After walking miles each day, we stopped by the market near our apartment for wine, cheese, ham and olives for after-siesta snacks. Late evenings, we ventured out to dine on tapas at places such as Barceloneta's Jai-ca tapas bar and Origens, an organic restaurant near the Picasso museum. We also stopped at Brunch and Cakecafe for lunch on our way back from Parc Guell. With a more American style menu, their food is quite tasty and the scrumptious dessert-sharing cakes worth sampling.
(Note: Skip the restaurants on the beach. Just have a drink at one if you want to take in the view and sunset over the water. We tried a few spots and found the food to be poor quality and the prices expensive.)
Tres Señoritas Shop
No trip would be complete without a little shopping. "Si, si, si," said the tres señoritas. We walked from one end of La Rambla to the other, then off to the more upscale shops on Passeig de Gracia, and back to the boutiques around the Picasso museum.
My favorites: Zara Home on the Passeig de Gracia and pottery at 174B near the Picasso museum. (Did I mention that we stopped by Louis Vuitton so A could purchase a wallet for my son D's girlfriend J? Yes, we always seem to find our way to LV wherever we roam—Paris, Nice, Madrid, Barcelona—Louis is a popular guy.

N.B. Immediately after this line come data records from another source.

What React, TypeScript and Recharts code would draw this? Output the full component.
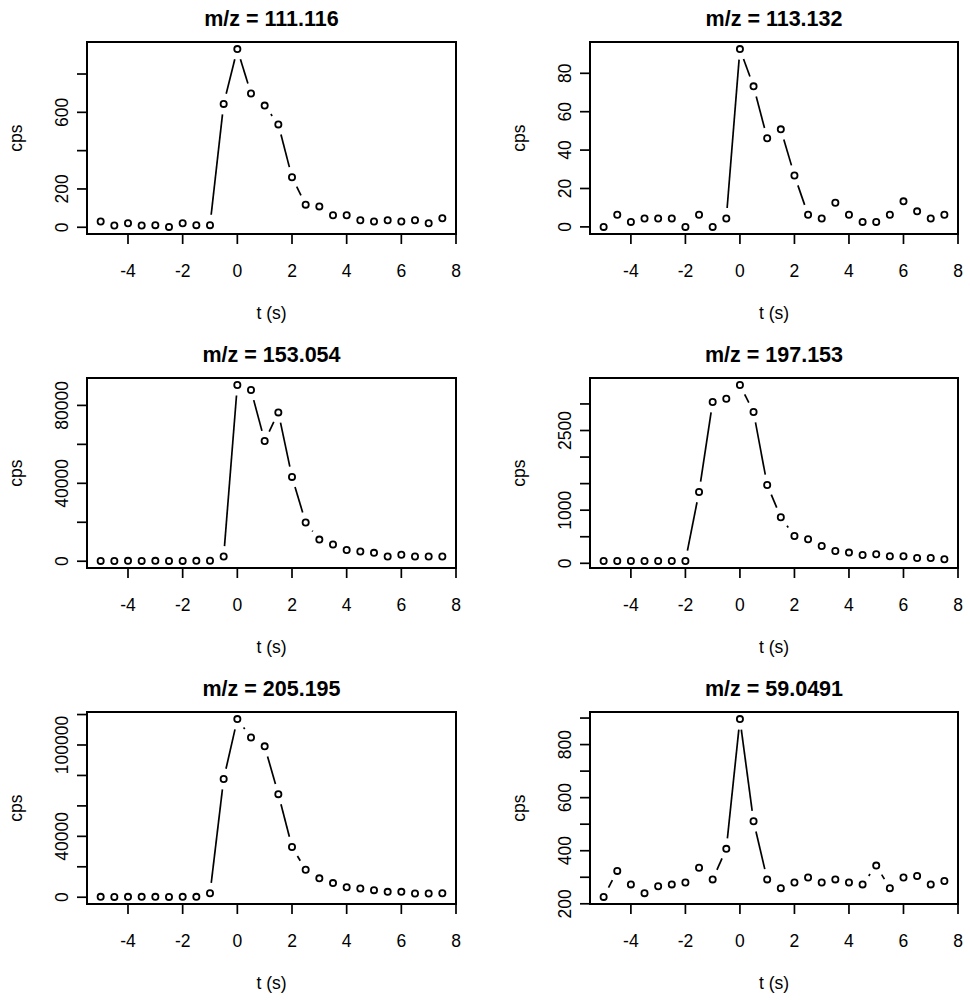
import React from "react";
import { ScatterChart, Scatter, XAxis, YAxis, ReferenceArea } from "recharts";

const FONT = '"Liberation Sans", Arial, Helvetica, sans-serif';

// time points (s), shared by all six traces
const TIMES = [-5, -4.5, -4, -3.5, -3, -2.5, -2, -1.5, -1, -0.5, 0, 0.5, 1, 1.5, 2, 2.5, 3, 3.5, 4, 4.5, 5, 5.5, 6, 6.5, 7, 7.5];
const X_TICKS = [-4, -2, 0, 2, 4, 6, 8];

const TITLES = ["m/z = 111.116", "m/z = 113.132", "m/z = 153.054", "m/z = 197.153", "m/z = 205.195", "m/z = 59.0491"];

// cps per trace
const CPS_111 = [30, 9, 21, 9, 11, 2, 21, 11, 11, 644, 930, 698, 635, 537, 261, 118, 109, 63, 63, 37, 30, 37, 30, 37, 21, 47];
const CPS_113 = [0, 6.3, 2.6, 4.4, 4.4, 4.4, 0, 6.3, 0, 4.4, 92.6, 73.2, 46.2, 50.8, 26.8, 6.3, 4.4, 12.6, 6.3, 2.6, 2.6, 6.3, 13.3, 8.1, 4.4, 6.3];
const CPS_153 = [180, 150, 210, 160, 190, 140, 170, 200, 230, 2400, 90450, 87900, 61700, 76400, 43300, 19900, 11100, 8600, 5800, 5000, 4300, 2400, 3300, 2400, 2400, 2400];
const CPS_197 = [44, 44, 44, 44, 44, 44, 44, 1343, 3036, 3099, 3356, 2848, 1474, 866, 514, 452, 326, 232, 201, 157, 169, 132, 132, 100, 100, 75];
const CPS_205 = [250, 230, 260, 240, 250, 230, 260, 270, 2650, 77650, 117000, 104900, 99100, 67700, 33000, 18100, 12400, 9300, 6600, 5750, 4650, 3540, 3540, 2430, 2430, 2650];
const CPS_59 = [226, 324, 273, 240, 266, 273, 280, 336, 292, 407, 896, 511, 292, 259, 280, 299, 280, 292, 280, 273, 344, 259, 299, 305, 273, 286];

const Y_TICKS_111 = [0, 200, 400, 600, 800];
const Y_TICKS_113 = [0, 20, 40, 60, 80];
const Y_TICKS_153 = [0, 20000, 40000, 60000, 80000];
const Y_TICKS_197 = [0, 500, 1000, 1500, 2000, 2500, 3000];
const Y_TICKS_205 = [0, 20000, 40000, 60000, 80000, 100000, 120000];
const Y_TICKS_59 = [200, 300, 400, 500, 600, 700, 800, 900];

// only the labels R had room for
const Y_LABELS_111 = [0, 200, 600];
const Y_LABELS_113 = [0, 20, 40, 60, 80];
const Y_LABELS_153 = [0, 40000, 80000];
const Y_LABELS_197 = [0, 1000, 2500];
const Y_LABELS_205 = [0, 40000, 100000];
const Y_LABELS_59 = [200, 400, 600, 800];

const PANELS = [
  { title: TITLES[0], cps: CPS_111, ticks: Y_TICKS_111, labels: Y_LABELS_111 },
  { title: TITLES[1], cps: CPS_113, ticks: Y_TICKS_113, labels: Y_LABELS_113 },
  { title: TITLES[2], cps: CPS_153, ticks: Y_TICKS_153, labels: Y_LABELS_153 },
  { title: TITLES[3], cps: CPS_197, ticks: Y_TICKS_197, labels: Y_LABELS_197 },
  { title: TITLES[4], cps: CPS_205, ticks: Y_TICKS_205, labels: Y_LABELS_205 },
  { title: TITLES[5], cps: CPS_59, ticks: Y_TICKS_59, labels: Y_LABELS_59 },
];

const ROW_TOPS = [0, 336, 670];
const BOX_H = [192, 190, 192];
const GAP = 10.5;

// R's type="b": segments that stop short of each point
function GapLine(props: any) {
  const pts = props.points || [];
  const segs: React.ReactNode[] = [];
  for (let i = 0; i < pts.length - 1; i++) {
    const a = pts[i];
    const b = pts[i + 1];
    const dx = b.x - a.x;
    const dy = b.y - a.y;
    const d = Math.sqrt(dx * dx + dy * dy);
    if (d <= 2 * GAP) continue;
    const ux = dx / d;
    const uy = dy / d;
    segs.push(
      <line
        key={i}
        x1={a.x + ux * GAP}
        y1={a.y + uy * GAP}
        x2={b.x - ux * GAP}
        y2={b.y - uy * GAP}
        stroke="#000"
        strokeWidth={1.7}
      />
    );
  }
  return <g>{segs}</g>;
}

function OpenDot(props: any) {
  return <circle cx={props.cx} cy={props.cy} r={3.1} fill="none" stroke="#000" strokeWidth={1.8} />;
}

function Panel({ p, col, row }: { p: any; col: number; row: number }) {
  const data = TIMES.map((t, i) => ({ t, v: p.cps[i] }));
  const lo = Math.min(...p.cps);
  const hi = Math.max(...p.cps);
  const pad = (hi - lo) * 0.04;
  const yDomain = [lo - pad, hi + pad];
  const h = 42 + BOX_H[row] + 99;
  const margin = col === 0 ? { top: 42, right: 29, bottom: 69, left: 27 } : { top: 42, right: 12, bottom: 69, left: 45 };

  const xTick = (tp: any) => (
    <text x={tp.x} y={tp.y + 30.5} textAnchor="middle" fontSize={17.5} fontFamily={FONT} fill="#000">
      {tp.payload.value}
    </text>
  );

  const yTick = (tp: any) => {
    if (!p.labels.includes(tp.payload.value)) return <g />;
    const bx = tp.x - 6.7;
    return (
      <text x={bx} y={tp.y} transform={`rotate(-90, ${bx}, ${tp.y})`} textAnchor="middle" fontSize={17.5} fontFamily={FONT} fill="#000">
        {String(tp.payload.value)}
      </text>
    );
  };

  const frameText = (lp: any) => {
    const vb = lp.viewBox;
    const cx = vb.x + vb.width / 2;
    const cy = vb.y + vb.height / 2;
    const lx = vb.x - 65;
    return (
      <g fontFamily={FONT} fill="#000">
        <text x={cx} y={vb.y - 16.3} textAnchor="middle" fontSize={21.5} fontWeight="bold">
          {p.title}
        </text>
        <text x={cx} y={vb.y + vb.height + 85} textAnchor="middle" fontSize={17.5}>
          t (s)
        </text>
        <text x={lx} y={cy} transform={`rotate(-90, ${lx}, ${cy})`} textAnchor="middle" fontSize={17.5}>
          cps
        </text>
      </g>
    );
  };

  return (
    <div style={{ position: "absolute", left: col * 485, top: ROW_TOPS[row] }}>
      <ScatterChart width={485} height={h} margin={margin}>
        <XAxis
          type="number"
          dataKey="t"
          domain={[-5.5, 8]}
          ticks={X_TICKS}
          allowDataOverflow
          height={30}
          axisLine={false}
          tickSize={10}
          tickLine={{ stroke: "#000", strokeWidth: 1.7 }}
          tick={xTick}
        />
        <YAxis
          type="number"
          dataKey="v"
          domain={yDomain}
          ticks={p.ticks}
          allowDataOverflow
          width={60}
          axisLine={false}
          tickSize={10}
          tickLine={{ stroke: "#000", strokeWidth: 1.7 }}
          tick={yTick}
        />
        <ReferenceArea
          x1={-5.5}
          x2={8}
          y1={yDomain[0]}
          y2={yDomain[1]}
          fill="none"
          fillOpacity={0}
          stroke="#000"
          strokeWidth={2}
          label={frameText}
        />
        <Scatter
          data={data}
          fill="#000"
          line={<GapLine />}
          shape={OpenDot}
          isAnimationActive={false}
        />
      </ScatterChart>
    </div>
  );
}

export default function App() {
  return (
    <div style={{ position: "absolute", left: 0, top: 0, width: 970, height: 1000, background: "#fff" }}>
      {PANELS.map((p, i) => (
        <Panel key={i} p={p} col={i % 2} row={Math.floor(i / 2)} />
      ))}
    </div>
  );
}
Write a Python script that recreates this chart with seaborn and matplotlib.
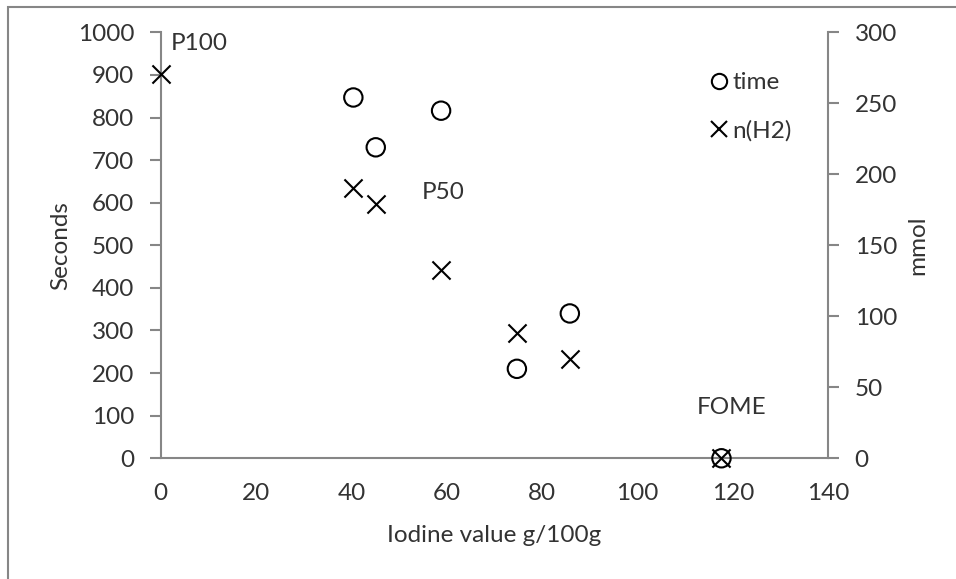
import matplotlib
matplotlib.use("Agg")
import matplotlib.pyplot as plt
from matplotlib.lines import Line2D
from matplotlib.patches import Rectangle
import numpy as np
import pandas as pd
import seaborn as sns

# Iodine value of each sample (g/100g)
iodine_time = [40.4, 45.1, 58.8, 74.7, 85.8, 117.6]
time_s = [847, 730, 816, 210, 340, 0]

iodine_h2 = [0.0, 40.4, 45.1, 58.8, 74.7, 85.8, 117.6]
n_h2_mmol = [270.6, 190.1, 178.9, 132.6, 88.0, 69.9, 0]

left_ticks = list(range(0, 1001, 100))
right_ticks = list(range(0, 301, 50))
x_ticks = list(range(0, 141, 20))

# point labels: (text, x, mmol, offset in pixels)
point_labels = [
    ("P100", 0.0, 270.6, (39, 31)),
    ("P50", 58.8, 132.6, (2, 77)),
    ("FOME", 117.6, 0, (10, 51)),
]

sns.set_theme(style="white")
plt.rcParams["font.family"] = ["Lato", "DejaVu Sans"]

TXT = "#333333"
AX = "#868686"
FS = 17.5

fig = plt.figure(figsize=(9.56, 5.79), dpi=100)
ax = fig.add_axes([0.1681, 0.2085, 0.8664 - 0.1681, 0.9442 - 0.2085])
ax2 = ax.twinx()

time_df = pd.DataFrame({"iodine": iodine_time, "time": time_s})
h2_df = pd.DataFrame({"iodine": iodine_h2, "n_h2": n_h2_mmol})

sns.scatterplot(data=time_df, x="iodine", y="time", ax=ax, marker="o",
                s=175, facecolor="none", edgecolor="black", linewidth=1.5,
                zorder=3, clip_on=False, legend=False)
sns.scatterplot(data=h2_df, x="iodine", y="n_h2", ax=ax2, marker="x",
                s=170, color="black", linewidth=1.5,
                zorder=3, clip_on=False, legend=False)

ax.set_xlim(0, 140)
ax.set_ylim(0, 1000)
ax2.set_ylim(0, 300)
ax.set_xticks(x_ticks)
ax.set_yticks(left_ticks)
ax2.set_yticks(right_ticks)

for a in (ax, ax2):
    a.spines["top"].set_visible(False)
    for sp in a.spines.values():
        sp.set_color(AX)
        sp.set_linewidth(1.5)
    a.tick_params(colors=AX, labelcolor=TXT, labelsize=FS, length=8,
                  width=1.5, pad=11, direction="out")
ax.spines["right"].set_visible(False)
ax2.spines["left"].set_visible(False)
ax2.spines["bottom"].set_visible(False)
ax.tick_params(axis="x", pad=10)

ax.set_xlabel("Iodine value g/100g", fontsize=FS, color=TXT, labelpad=15)
ax.set_ylabel("Seconds", fontsize=FS, color=TXT, labelpad=5)
ax2.set_ylabel("mmol", fontsize=FS, color=TXT, labelpad=7)

for text, x, y, off in point_labels:
    ax2.annotate(text, xy=(x, y), xytext=off, textcoords="offset pixels",
                 ha="center", va="center", fontsize=FS, color=TXT)

handles = [
    Line2D([], [], ls="none", marker="o", mfc="none", mec="black",
           mew=1.5, ms=11),
    Line2D([], [], ls="none", marker="x", color="black", mew=1.5, ms=11),
]
ax2.legend(handles, ["time", "n(H2)"], loc="upper left",
           bbox_to_anchor=(697 / 956, 1 - 60 / 579),
           bbox_transform=fig.transFigure, frameon=False, fontsize=FS,
           handlelength=0.8, handletextpad=0.15, labelspacing=1.1,
           borderpad=0, labelcolor=TXT)

# outer chart area border
fig.patches.append(Rectangle((7.5 / 956, -0.1), 1.2, 1.1 - 6.7 / 579,
                             transform=fig.transFigure, fill=False,
                             edgecolor=AX, linewidth=1.5))

fig.savefig("out.png", dpi=100)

Absolutely, if you want to buy a LV do it when in Europe. According to A, LV is much cheaper with the euro and you save lots on tax. A should know as she has two LV handbags, which will be handed down to my future granddaughters. Yes, I said granddaughters. I foresee multiple mini-fashionistas for me to shop for and with in the years to come. )
Home Sweet Home
Sunday came all too soon, and it was time to leave beautiful Barcelona. I bid my daughter A and my sister N good-bye with hugs and kisses, then boarded the plane for Philadelphia. After eight hours, two movies, a nice talk with my seatmate K (a college student who was returning to Illinois after a year studying abroad), I arrived home safe and sound.
"How was your trip?" asked my boyfriend L as he lifted my bags into the car.
"Simplemente maravilloso! Simplemente maravilloso, señor!"